The loophole was part of the reason that Dylann Roof was able to purchase a gun, says the FBI.

WASHINGTON -- More than a dozen Democratic senators, including Sen. Elizabeth Warren (D-Mass.), announced their support on Wednesday for new legislation to close a gun purchase loophole that the FBI says allowed accused Charleston shooter Dylann Roof to buy one of the weapons used in a deadly June attack in a South Carolina church.

The legislation, introduced by Sens. Richard Blumenthal (D-Conn.), Chris Murphy (D-Conn.) and Dianne Feinstein (D-Calif.), would require that a background check be completed before any gun sale proceeds. The FBI currently allows a federally licensed firearms dealer to sell a gun within 72 business hours, even if a background check from the National Instant Criminal Background Check System has not concluded, though some states and retailers still prohibit the sale from being completed. In 2014, the NICS completed 91 percent of background checks immediately.

Citing FBI data that showed 15,700 prohibited sales have gone through because of the loophole over the last five years, Blumenthal said waiting more than 72 hours for a background check was a "minor inconvenience."

“No check, no sale must be the rule -- enacted as law -- to close a gaping loophole spreading the epidemic of gun violence,” he said in a statement. "Despite the distortion and dishonesty of single-issue groups like the NRA, the vast majority of Americans, including gun owners, believe in background checks and want the system to work well.”

When Roof tried to purchase a .45-caliber handgun in April, an examiner conducting a background check had trouble locating the correct records to show that Roof should be blocked from purchasing the weapon, according to The New York Times. When the examiner couldn't make a determination within 72 hours, Roof was allowed to purchase the gun.

“The shooter in Charleston would have failed his background check if the law had allowed it to be completed. This commonsense proposal will ensure all background checks are completed before sales can move forward," Feinstein said in a statement.

Jennifer Baker, an NRA spokesperson, said the real issue is bureaucracy, not the amount of time allowed for a background check. “The tragic shooting in Charleston, which this bill's proponents say is the driving force behind the legislation, occurred 64 days after a federal background check was completed," she said.

"The problem in this instance was a lack of communication among federal and state agencies, not too little time to complete a background check. Sens. Blumenthal, Murphy and Feinstein should focus on actually solving problems, instead of using a tragedy to attack the constitutional rights of law-abiding citizens."

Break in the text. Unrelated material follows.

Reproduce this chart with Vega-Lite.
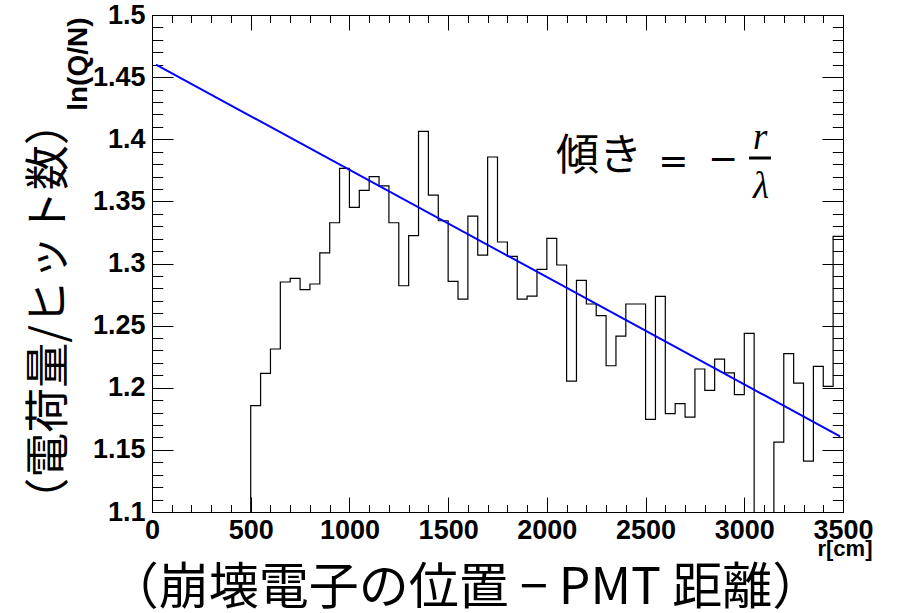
{
  "$schema": "https://vega.github.io/schema/vega-lite/v6.json",
  "width": 691,
  "height": 497,
  "autosize": {"type": "none"},
  "padding": {"left": 152, "top": 15, "right": 61, "bottom": 101},
  "background": "white",
  "config": {
    "view": {"stroke": "#000", "strokeWidth": 1},
    "axis": {
      "grid": false,
      "domain": false,
      "labelFont": "Liberation Sans",
      "labelFontWeight": "bold",
      "labelFontSize": 27,
      "labelColor": "#000",
      "tickColor": "#000",
      "tickWidth": 1,
      "titleColor": "#000",
      "labelFlush": false,
      "labelOverlap": false
    }
  },
  "datasets": {
    "hist": [
      {"lo": 0, "hi": 50, "v": 0}, {"lo": 50, "hi": 100, "v": 0}, {"lo": 100, "hi": 150, "v": 0},
      {"lo": 150, "hi": 200, "v": 0}, {"lo": 200, "hi": 250, "v": 0}, {"lo": 250, "hi": 300, "v": 0},
      {"lo": 300, "hi": 350, "v": 0}, {"lo": 350, "hi": 400, "v": 0}, {"lo": 400, "hi": 450, "v": 0},
      {"lo": 450, "hi": 500, "v": 0},
      {"lo": 500, "hi": 550, "v": 1.1856}, {"lo": 550, "hi": 600, "v": 1.2115},
      {"lo": 600, "hi": 650, "v": 1.2312}, {"lo": 650, "hi": 700, "v": 1.2851},
      {"lo": 700, "hi": 750, "v": 1.288}, {"lo": 750, "hi": 800, "v": 1.2789},
      {"lo": 800, "hi": 850, "v": 1.2835}, {"lo": 850, "hi": 900, "v": 1.3085},
      {"lo": 900, "hi": 950, "v": 1.3328}, {"lo": 950, "hi": 1000, "v": 1.3765},
      {"lo": 1000, "hi": 1050, "v": 1.3452}, {"lo": 1050, "hi": 1100, "v": 1.3588},
      {"lo": 1100, "hi": 1150, "v": 1.3699}, {"lo": 1150, "hi": 1200, "v": 1.3624},
      {"lo": 1200, "hi": 1250, "v": 1.3328}, {"lo": 1250, "hi": 1300, "v": 1.2821},
      {"lo": 1300, "hi": 1350, "v": 1.3224}, {"lo": 1350, "hi": 1400, "v": 1.4063},
      {"lo": 1400, "hi": 1450, "v": 1.3551}, {"lo": 1450, "hi": 1500, "v": 1.3344},
      {"lo": 1500, "hi": 1550, "v": 1.2856}, {"lo": 1550, "hi": 1600, "v": 1.2714},
      {"lo": 1600, "hi": 1650, "v": 1.3382}, {"lo": 1650, "hi": 1700, "v": 1.3068},
      {"lo": 1700, "hi": 1750, "v": 1.3857}, {"lo": 1750, "hi": 1800, "v": 1.3173},
      {"lo": 1800, "hi": 1850, "v": 1.3057}, {"lo": 1850, "hi": 1900, "v": 1.2714},
      {"lo": 1900, "hi": 1950, "v": 1.2738}, {"lo": 1950, "hi": 2000, "v": 1.2953},
      {"lo": 2000, "hi": 2050, "v": 1.3202}, {"lo": 2050, "hi": 2100, "v": 1.2988},
      {"lo": 2100, "hi": 2150, "v": 1.2054}, {"lo": 2150, "hi": 2200, "v": 1.2864},
      {"lo": 2200, "hi": 2250, "v": 1.2674}, {"lo": 2250, "hi": 2300, "v": 1.258},
      {"lo": 2300, "hi": 2350, "v": 1.2177}, {"lo": 2350, "hi": 2400, "v": 1.2416},
      {"lo": 2400, "hi": 2450, "v": 1.2674}, {"lo": 2450, "hi": 2500, "v": 1.2674},
      {"lo": 2500, "hi": 2550, "v": 1.1745}, {"lo": 2550, "hi": 2600, "v": 1.2735},
      {"lo": 2600, "hi": 2650, "v": 1.1791}, {"lo": 2650, "hi": 2700, "v": 1.1872},
      {"lo": 2700, "hi": 2750, "v": 1.1764}, {"lo": 2750, "hi": 2800, "v": 1.2151},
      {"lo": 2800, "hi": 2850, "v": 1.1979}, {"lo": 2850, "hi": 2900, "v": 1.2231},
      {"lo": 2900, "hi": 2950, "v": 1.2119}, {"lo": 2950, "hi": 3000, "v": 1.1944},
      {"lo": 3000, "hi": 3050, "v": 1.2438}, {"lo": 3050, "hi": 3100, "v": 0},
      {"lo": 3100, "hi": 3150, "v": 0}, {"lo": 3150, "hi": 3200, "v": 1.1563},
      {"lo": 3200, "hi": 3250, "v": 1.2274}, {"lo": 3250, "hi": 3300, "v": 1.2038},
      {"lo": 3300, "hi": 3350, "v": 1.141}, {"lo": 3350, "hi": 3400, "v": 1.2172},
      {"lo": 3400, "hi": 3450, "v": 1.2011}, {"lo": 3450, "hi": 3500, "v": 1.3218}
    ],
    "fit": [{"r": 20, "fit": 1.46}, {"r": 3485, "fit": 1.1609}],
    "annot": [
      {"ax": 2264, "ay": 1.386, "t": "傾き"}
    ],
    "ops": [
      {"ax": 2640, "ay": 1.3815, "t": "="},
      {"ax": 2892, "ay": 1.3835, "t": "−"}
    ],
    "frac": [
      {"ax": 3080, "ay": 1.4008, "t": "r"},
      {"ax": 3085, "ay": 1.3614, "t": "λ"}
    ],
    "bar": [{"x1": 3024, "x2": 3135, "y": 1.3849}]
  },
  "layer": [
    {
      "data": {"name": "hist"},
      "transform": [{"fold": ["lo", "hi"], "as": ["edge", "x"]}],
      "mark": {"type": "line", "color": "#000", "strokeWidth": 1.2, "clip": true},
      "encoding": {
        "x": {
          "field": "x", "type": "quantitative",
          "scale": {"domain": [0, 3500], "nice": false, "zero": false},
          "axis": {
            "orient": "bottom", "ticks": false, "format": "d", "labelPadding": 5,
            "values": [0, 500, 1000, 1500, 2000, 2500, 3000, 3500],
            "title": "r[cm]", "titleFont": "Liberation Sans", "titleFontWeight": "bold",
            "titleFontSize": 22, "titleX": 720, "titleY": 43, "titleAlign": "right",
            "titleBaseline": "alphabetic", "titleAnchor": null
          }
        },
        "y": {
          "field": "v", "type": "quantitative",
          "scale": {"domain": [1.1, 1.5], "nice": false, "zero": false},
          "axis": {
            "orient": "left", "ticks": false, "format": "~g", "labelPadding": 7,
            "values": [1.1, 1.15, 1.2, 1.25, 1.3, 1.35, 1.4, 1.45, 1.5],
            "title": "ln(Q/N)", "titleFont": "Liberation Sans", "titleFontWeight": "bold",
            "titleFontSize": 28, "titleAngle": -90, "titleX": -66, "titleY": 2,
            "titleAlign": "right", "titleBaseline": "alphabetic", "titleAnchor": null
          }
        },
        "order": [
          {"field": "lo", "type": "quantitative"},
          {"field": "x", "type": "quantitative"}
        ]
      }
    },
    {
      "data": {"name": "fit"},
      "mark": {"type": "line", "color": "#0000ff", "strokeWidth": 2, "clip": true},
      "encoding": {
        "x": {
          "field": "r", "type": "quantitative",
          "scale": {"domain": [0, 3500], "nice": false, "zero": false},
          "axis": {
            "orient": "bottom", "labels": false, "tickSize": -7.5,
            "values": [0, 100, 200, 300, 400, 500, 600, 700, 800, 900, 1000, 1100, 1200, 1300, 1400, 1500, 1600, 1700, 1800, 1900, 2000, 2100, 2200, 2300, 2400, 2500, 2600, 2700, 2800, 2900, 3000, 3100, 3200, 3300, 3400, 3500],
            "title": "（崩壊電子の位置 − PMT 距離）", "titleFont": "Noto Sans CJK JP",
            "titleFontWeight": "normal", "titleFontSize": 50, "titleX": 313, "titleY": 76,
            "titleAlign": "center", "titleBaseline": "middle", "titleAnchor": null
          }
        },
        "y": {
          "field": "fit", "type": "quantitative",
          "scale": {"domain": [1.1, 1.5], "nice": false, "zero": false},
          "axis": {
            "orient": "left", "labels": false, "tickSize": -10.7,
            "values": [1.1, 1.11, 1.12, 1.13, 1.14, 1.15, 1.16, 1.17, 1.18, 1.19, 1.2, 1.21, 1.22, 1.23, 1.24, 1.25, 1.26, 1.27, 1.28, 1.29, 1.3, 1.31, 1.32, 1.33, 1.34, 1.35, 1.36, 1.37, 1.38, 1.39, 1.4, 1.41, 1.42, 1.43, 1.44, 1.45, 1.46, 1.47, 1.48, 1.49, 1.5],
            "title": "（電荷量/ヒット数）", "titleFont": "Noto Sans CJK JP",
            "titleFontWeight": "normal", "titleFontSize": 45, "titleAngle": -90,
            "titleX": -103, "titleY": 296, "titleAlign": "center",
            "titleBaseline": "middle", "titleAnchor": null
          }
        }
      }
    },
    {
      "data": {"name": "fit"},
      "mark": {"type": "line", "opacity": 0},
      "encoding": {
        "x": {
          "field": "r", "type": "quantitative",
          "scale": {"domain": [0, 3500], "nice": false, "zero": false},
          "axis": {"orient": "bottom", "labels": false, "tickSize": -15, "title": null,
                   "values": [0, 500, 1000, 1500, 2000, 2500, 3000, 3500]}
        },
        "y": {
          "field": "fit", "type": "quantitative",
          "scale": {"domain": [1.1, 1.5], "nice": false, "zero": false},
          "axis": {"orient": "left", "labels": false, "tickSize": -21, "title": null,
                   "values": [1.1, 1.15, 1.2, 1.25, 1.3, 1.35, 1.4, 1.45, 1.5]}
        }
      }
    },
    {
      "data": {"name": "fit"},
      "mark": {"type": "line", "opacity": 0},
      "encoding": {
        "x": {
          "field": "r", "type": "quantitative",
          "scale": {"domain": [0, 3500], "nice": false, "zero": false},
          "axis": {"orient": "top", "labels": false, "tickSize": -15, "title": null,
                   "values": [0, 500, 1000, 1500, 2000, 2500, 3000, 3500]}
        },
        "y": {
          "field": "fit", "type": "quantitative",
          "scale": {"domain": [1.1, 1.5], "nice": false, "zero": false},
          "axis": {"orient": "right", "labels": false, "tickSize": -21, "title": null,
                   "values": [1.1, 1.15, 1.2, 1.25, 1.3, 1.35, 1.4, 1.45, 1.5]}
        }
      }
    },
    {
      "data": {"name": "fit"},
      "mark": {"type": "line", "opacity": 0},
      "encoding": {
        "x": {
          "field": "r", "type": "quantitative",
          "scale": {"domain": [0, 3500], "nice": false, "zero": false},
          "axis": {"orient": "top", "labels": false, "tickSize": -7.5, "title": null,
                   "values": [0, 100, 200, 300, 400, 500, 600, 700, 800, 900, 1000, 1100, 1200, 1300, 1400, 1500, 1600, 1700, 1800, 1900, 2000, 2100, 2200, 2300, 2400, 2500, 2600, 2700, 2800, 2900, 3000, 3100, 3200, 3300, 3400, 3500]}
        },
        "y": {
          "field": "fit", "type": "quantitative",
          "scale": {"domain": [1.1, 1.5], "nice": false, "zero": false},
          "axis": {"orient": "right", "labels": false, "tickSize": -10.7, "title": null,
                   "values": [1.1, 1.11, 1.12, 1.13, 1.14, 1.15, 1.16, 1.17, 1.18, 1.19, 1.2, 1.21, 1.22, 1.23, 1.24, 1.25, 1.26, 1.27, 1.28, 1.29, 1.3, 1.31, 1.32, 1.33, 1.34, 1.35, 1.36, 1.37, 1.38, 1.39, 1.4, 1.41, 1.42, 1.43, 1.44, 1.45, 1.46, 1.47, 1.48, 1.49, 1.5]}
        }
      }
    },
    {
      "data": {"name": "annot"},
      "mark": {"type": "text", "font": "Noto Sans CJK JP", "fontSize": 43, "color": "#000",
               "align": "center", "baseline": "middle"},
      "encoding": {
        "x": {"field": "ax", "type": "quantitative", "scale": {"domain": [0, 3500], "nice": false, "zero": false}, "axis": null},
        "y": {"field": "ay", "type": "quantitative", "scale": {"domain": [1.1, 1.5], "nice": false, "zero": false}, "axis": null},
        "text": {"field": "t"}
      }
    },
    {
      "data": {"name": "ops"},
      "mark": {"type": "text", "font": "DejaVu Sans", "fontSize": 36, "color": "#000",
               "align": "center", "baseline": "middle"},
      "encoding": {
        "x": {"field": "ax", "type": "quantitative", "scale": {"domain": [0, 3500], "nice": false, "zero": false}, "axis": null},
        "y": {"field": "ay", "type": "quantitative", "scale": {"domain": [1.1, 1.5], "nice": false, "zero": false}, "axis": null},
        "text": {"field": "t"}
      }
    },
    {
      "data": {"name": "frac"},
      "mark": {"type": "text", "font": "Liberation Serif", "fontStyle": "italic", "fontSize": 37,
               "color": "#000", "align": "center", "baseline": "middle"},
      "encoding": {
        "x": {"field": "ax", "type": "quantitative", "scale": {"domain": [0, 3500], "nice": false, "zero": false}, "axis": null},
        "y": {"field": "ay", "type": "quantitative", "scale": {"domain": [1.1, 1.5], "nice": false, "zero": false}, "axis": null},
        "text": {"field": "t"}
      }
    },
    {
      "data": {"name": "bar"},
      "mark": {"type": "rule", "color": "#000", "strokeWidth": 3},
      "encoding": {
        "x": {"field": "x1", "type": "quantitative", "scale": {"domain": [0, 3500], "nice": false, "zero": false}, "axis": null},
        "x2": {"field": "x2"},
        "y": {"field": "y", "type": "quantitative", "scale": {"domain": [1.1, 1.5], "nice": false, "zero": false}, "axis": null}
      }
    }
  ],
  "resolve": {"axis": {"x": "independent", "y": "independent"}}
}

The measure, called the Background Check Completion Act, is being co-sponsored by Democratic Sens. Dick Durbin (Ill.), Barbara Boxer (Calif.), Jack Reed (R.I.), Robert Menendez (N.J.), Sheldon Whitehouse (R.I.), Kirsten Gillibrand (N.Y.), Mazie Hirono (Hawaii), Tim Kaine (Va.) and Ben Cardin (Md.), in addition to Warren.

At a press conference on Wednesday morning, Warren said the bill stood as a test of the Senate's values. "A bill that is this straightforward is a test for the United States Senate. It asks the fundamental question, 'Who do you work for?'" she said. "So long as we don't act, we make it clear that this Congress works for the NRA."

Rep. James Clyburn (D-S.C.) introduced a similar bill in the House in July that's currently sitting in committee. It will be an uphill battle to get the legislation passed, as Congress has largely failed to pass meaningful gun reform in the wake of mass shootings.